Starting at the first line of the data, print each line verbatim up to and including the line bearing "170, 180, 190];", omitting pictures.

***** Available data *****

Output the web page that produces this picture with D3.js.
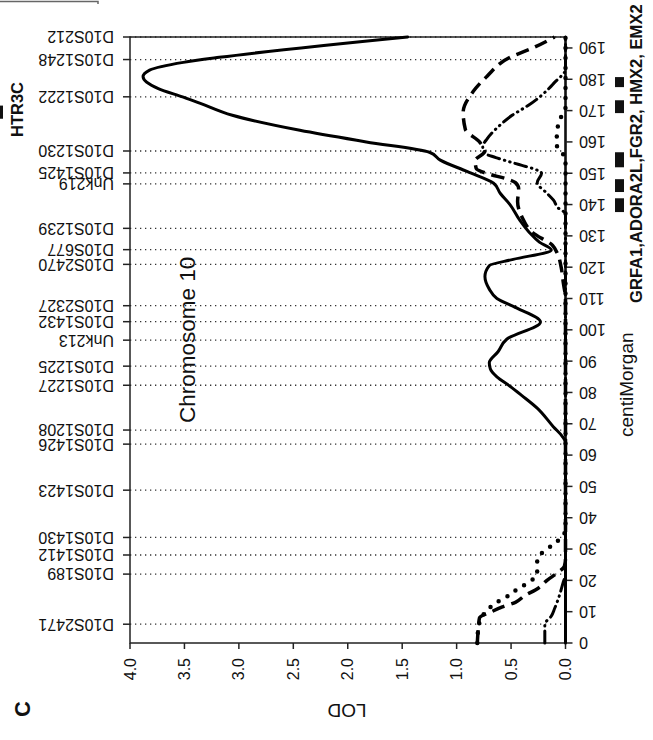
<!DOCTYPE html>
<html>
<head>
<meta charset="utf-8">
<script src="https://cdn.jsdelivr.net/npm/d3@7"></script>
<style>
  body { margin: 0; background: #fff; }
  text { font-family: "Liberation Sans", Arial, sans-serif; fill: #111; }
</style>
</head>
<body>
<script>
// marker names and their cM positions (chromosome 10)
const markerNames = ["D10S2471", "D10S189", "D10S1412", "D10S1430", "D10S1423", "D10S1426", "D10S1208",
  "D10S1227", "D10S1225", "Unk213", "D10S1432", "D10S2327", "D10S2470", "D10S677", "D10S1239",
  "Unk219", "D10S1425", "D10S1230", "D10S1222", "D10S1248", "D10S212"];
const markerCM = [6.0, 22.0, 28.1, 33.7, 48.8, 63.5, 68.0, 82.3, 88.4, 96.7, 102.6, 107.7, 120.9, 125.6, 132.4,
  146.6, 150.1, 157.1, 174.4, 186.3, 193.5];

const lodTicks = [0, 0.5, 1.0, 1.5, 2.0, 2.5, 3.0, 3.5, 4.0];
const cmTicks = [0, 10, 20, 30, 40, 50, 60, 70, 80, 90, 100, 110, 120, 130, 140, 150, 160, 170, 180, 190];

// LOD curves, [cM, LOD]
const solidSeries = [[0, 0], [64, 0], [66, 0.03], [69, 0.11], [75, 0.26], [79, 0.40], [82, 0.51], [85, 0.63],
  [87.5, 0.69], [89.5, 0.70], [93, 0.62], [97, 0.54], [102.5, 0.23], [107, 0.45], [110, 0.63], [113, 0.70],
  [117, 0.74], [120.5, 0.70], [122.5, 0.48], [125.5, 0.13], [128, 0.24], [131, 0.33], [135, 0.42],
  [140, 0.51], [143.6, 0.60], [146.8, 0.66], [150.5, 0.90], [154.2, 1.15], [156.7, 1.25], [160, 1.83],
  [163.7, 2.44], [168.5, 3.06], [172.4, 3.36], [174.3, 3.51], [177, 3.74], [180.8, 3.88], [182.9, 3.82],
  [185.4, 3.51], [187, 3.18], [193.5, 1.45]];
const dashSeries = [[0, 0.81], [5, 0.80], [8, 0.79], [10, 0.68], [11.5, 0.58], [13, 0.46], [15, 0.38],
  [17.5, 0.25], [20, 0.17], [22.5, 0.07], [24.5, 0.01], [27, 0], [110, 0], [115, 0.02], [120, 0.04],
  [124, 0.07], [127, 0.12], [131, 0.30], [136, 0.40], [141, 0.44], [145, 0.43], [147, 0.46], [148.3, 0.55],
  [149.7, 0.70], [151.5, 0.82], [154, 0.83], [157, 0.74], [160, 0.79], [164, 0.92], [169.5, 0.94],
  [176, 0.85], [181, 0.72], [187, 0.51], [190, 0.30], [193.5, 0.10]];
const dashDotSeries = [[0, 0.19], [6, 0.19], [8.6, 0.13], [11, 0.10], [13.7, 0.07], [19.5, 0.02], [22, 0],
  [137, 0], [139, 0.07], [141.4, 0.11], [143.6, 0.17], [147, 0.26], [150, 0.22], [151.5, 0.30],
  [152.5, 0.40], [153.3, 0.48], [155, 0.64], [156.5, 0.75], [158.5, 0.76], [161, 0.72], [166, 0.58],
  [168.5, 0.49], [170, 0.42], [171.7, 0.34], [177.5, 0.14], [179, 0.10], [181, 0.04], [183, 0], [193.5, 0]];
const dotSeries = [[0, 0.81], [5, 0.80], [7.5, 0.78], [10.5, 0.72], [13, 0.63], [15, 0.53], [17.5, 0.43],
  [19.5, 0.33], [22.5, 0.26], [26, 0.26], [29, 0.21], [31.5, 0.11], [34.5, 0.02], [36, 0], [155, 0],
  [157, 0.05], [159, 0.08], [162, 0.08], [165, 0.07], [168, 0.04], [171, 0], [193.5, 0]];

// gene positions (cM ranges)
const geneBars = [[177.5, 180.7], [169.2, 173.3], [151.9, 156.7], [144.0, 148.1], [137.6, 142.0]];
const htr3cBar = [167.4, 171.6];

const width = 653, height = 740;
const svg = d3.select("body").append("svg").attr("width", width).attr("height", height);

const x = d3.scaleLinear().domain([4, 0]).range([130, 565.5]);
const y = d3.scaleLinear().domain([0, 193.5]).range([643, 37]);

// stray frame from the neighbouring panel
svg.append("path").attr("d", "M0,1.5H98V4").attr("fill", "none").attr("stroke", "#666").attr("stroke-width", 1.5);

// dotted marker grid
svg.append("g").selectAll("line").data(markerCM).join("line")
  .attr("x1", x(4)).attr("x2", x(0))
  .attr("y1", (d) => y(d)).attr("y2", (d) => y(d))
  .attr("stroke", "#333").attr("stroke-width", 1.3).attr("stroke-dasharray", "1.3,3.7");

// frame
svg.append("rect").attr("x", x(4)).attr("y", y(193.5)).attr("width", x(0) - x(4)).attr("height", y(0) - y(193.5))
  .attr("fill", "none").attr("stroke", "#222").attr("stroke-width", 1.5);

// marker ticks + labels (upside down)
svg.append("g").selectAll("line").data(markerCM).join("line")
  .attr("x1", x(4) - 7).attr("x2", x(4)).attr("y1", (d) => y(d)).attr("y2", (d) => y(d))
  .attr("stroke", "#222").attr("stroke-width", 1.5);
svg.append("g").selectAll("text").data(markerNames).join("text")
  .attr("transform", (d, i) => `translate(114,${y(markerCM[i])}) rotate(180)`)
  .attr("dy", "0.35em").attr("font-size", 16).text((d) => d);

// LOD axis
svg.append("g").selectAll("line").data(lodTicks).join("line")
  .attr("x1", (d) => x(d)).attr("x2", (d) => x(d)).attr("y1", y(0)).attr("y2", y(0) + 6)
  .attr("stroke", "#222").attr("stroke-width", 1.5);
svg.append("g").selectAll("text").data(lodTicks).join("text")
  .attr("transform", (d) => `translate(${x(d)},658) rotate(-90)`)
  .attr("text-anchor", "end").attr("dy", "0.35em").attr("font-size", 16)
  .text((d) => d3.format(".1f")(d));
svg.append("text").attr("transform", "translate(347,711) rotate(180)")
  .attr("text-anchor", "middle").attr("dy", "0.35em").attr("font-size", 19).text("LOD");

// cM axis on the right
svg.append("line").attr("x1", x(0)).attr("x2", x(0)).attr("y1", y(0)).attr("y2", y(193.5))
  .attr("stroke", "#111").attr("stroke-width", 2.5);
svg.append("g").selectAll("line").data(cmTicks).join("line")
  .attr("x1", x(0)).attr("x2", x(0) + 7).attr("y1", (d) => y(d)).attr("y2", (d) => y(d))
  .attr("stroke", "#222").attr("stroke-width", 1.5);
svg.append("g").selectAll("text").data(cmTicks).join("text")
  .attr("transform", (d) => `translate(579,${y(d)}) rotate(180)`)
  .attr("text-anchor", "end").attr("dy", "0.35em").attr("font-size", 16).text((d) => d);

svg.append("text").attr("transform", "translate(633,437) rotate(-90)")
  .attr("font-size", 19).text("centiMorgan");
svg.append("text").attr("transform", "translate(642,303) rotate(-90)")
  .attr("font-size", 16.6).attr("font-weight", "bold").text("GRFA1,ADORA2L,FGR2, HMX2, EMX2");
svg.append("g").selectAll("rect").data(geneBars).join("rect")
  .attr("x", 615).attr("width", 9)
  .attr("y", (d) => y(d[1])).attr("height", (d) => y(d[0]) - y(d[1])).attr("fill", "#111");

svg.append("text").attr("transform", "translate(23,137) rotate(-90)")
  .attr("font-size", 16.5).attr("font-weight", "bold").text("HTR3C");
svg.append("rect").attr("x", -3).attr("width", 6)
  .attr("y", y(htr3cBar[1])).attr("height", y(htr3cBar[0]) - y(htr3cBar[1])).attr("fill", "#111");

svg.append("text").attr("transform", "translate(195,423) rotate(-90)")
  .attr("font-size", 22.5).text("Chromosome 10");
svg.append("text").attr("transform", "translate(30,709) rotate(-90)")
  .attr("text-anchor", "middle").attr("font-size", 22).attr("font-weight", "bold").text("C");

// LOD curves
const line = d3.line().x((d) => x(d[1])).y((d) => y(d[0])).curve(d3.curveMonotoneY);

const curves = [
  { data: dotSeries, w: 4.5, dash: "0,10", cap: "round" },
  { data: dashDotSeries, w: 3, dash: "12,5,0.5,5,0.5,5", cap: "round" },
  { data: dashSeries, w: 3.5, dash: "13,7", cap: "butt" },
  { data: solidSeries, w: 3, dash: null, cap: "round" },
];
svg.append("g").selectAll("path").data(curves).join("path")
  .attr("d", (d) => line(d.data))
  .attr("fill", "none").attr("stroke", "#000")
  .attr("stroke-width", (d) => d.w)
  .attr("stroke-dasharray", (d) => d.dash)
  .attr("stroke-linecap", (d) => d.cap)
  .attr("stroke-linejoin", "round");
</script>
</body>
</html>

*****

→ **The completed task**
Output the web page that produces this picture with D3.js.
<!DOCTYPE html>
<html>
<head>
<meta charset="utf-8">
<script src="https://cdn.jsdelivr.net/npm/d3@7"></script>
<style>
  body { margin: 0; background: #fff; }
  text { font-family: "Liberation Sans", Arial, sans-serif; fill: #111; }
</style>
</head>
<body>
<script>
// marker names and their cM positions (chromosome 10)
const markerNames = ["D10S2471", "D10S189", "D10S1412", "D10S1430", "D10S1423", "D10S1426", "D10S1208",
  "D10S1227", "D10S1225", "Unk213", "D10S1432", "D10S2327", "D10S2470", "D10S677", "D10S1239",
  "Unk219", "D10S1425", "D10S1230", "D10S1222", "D10S1248", "D10S212"];
const markerCM = [6.0, 22.0, 28.1, 33.7, 48.8, 63.5, 68.0, 82.3, 88.4, 96.7, 102.6, 107.7, 120.9, 125.6, 132.4,
  146.6, 150.1, 157.1, 174.4, 186.3, 193.5];

const lodTicks = [0, 0.5, 1.0, 1.5, 2.0, 2.5, 3.0, 3.5, 4.0];
const cmTicks = [0, 10, 20, 30, 40, 50, 60, 70, 80, 90, 100, 110, 120, 130, 140, 150, 160, 170, 180, 190];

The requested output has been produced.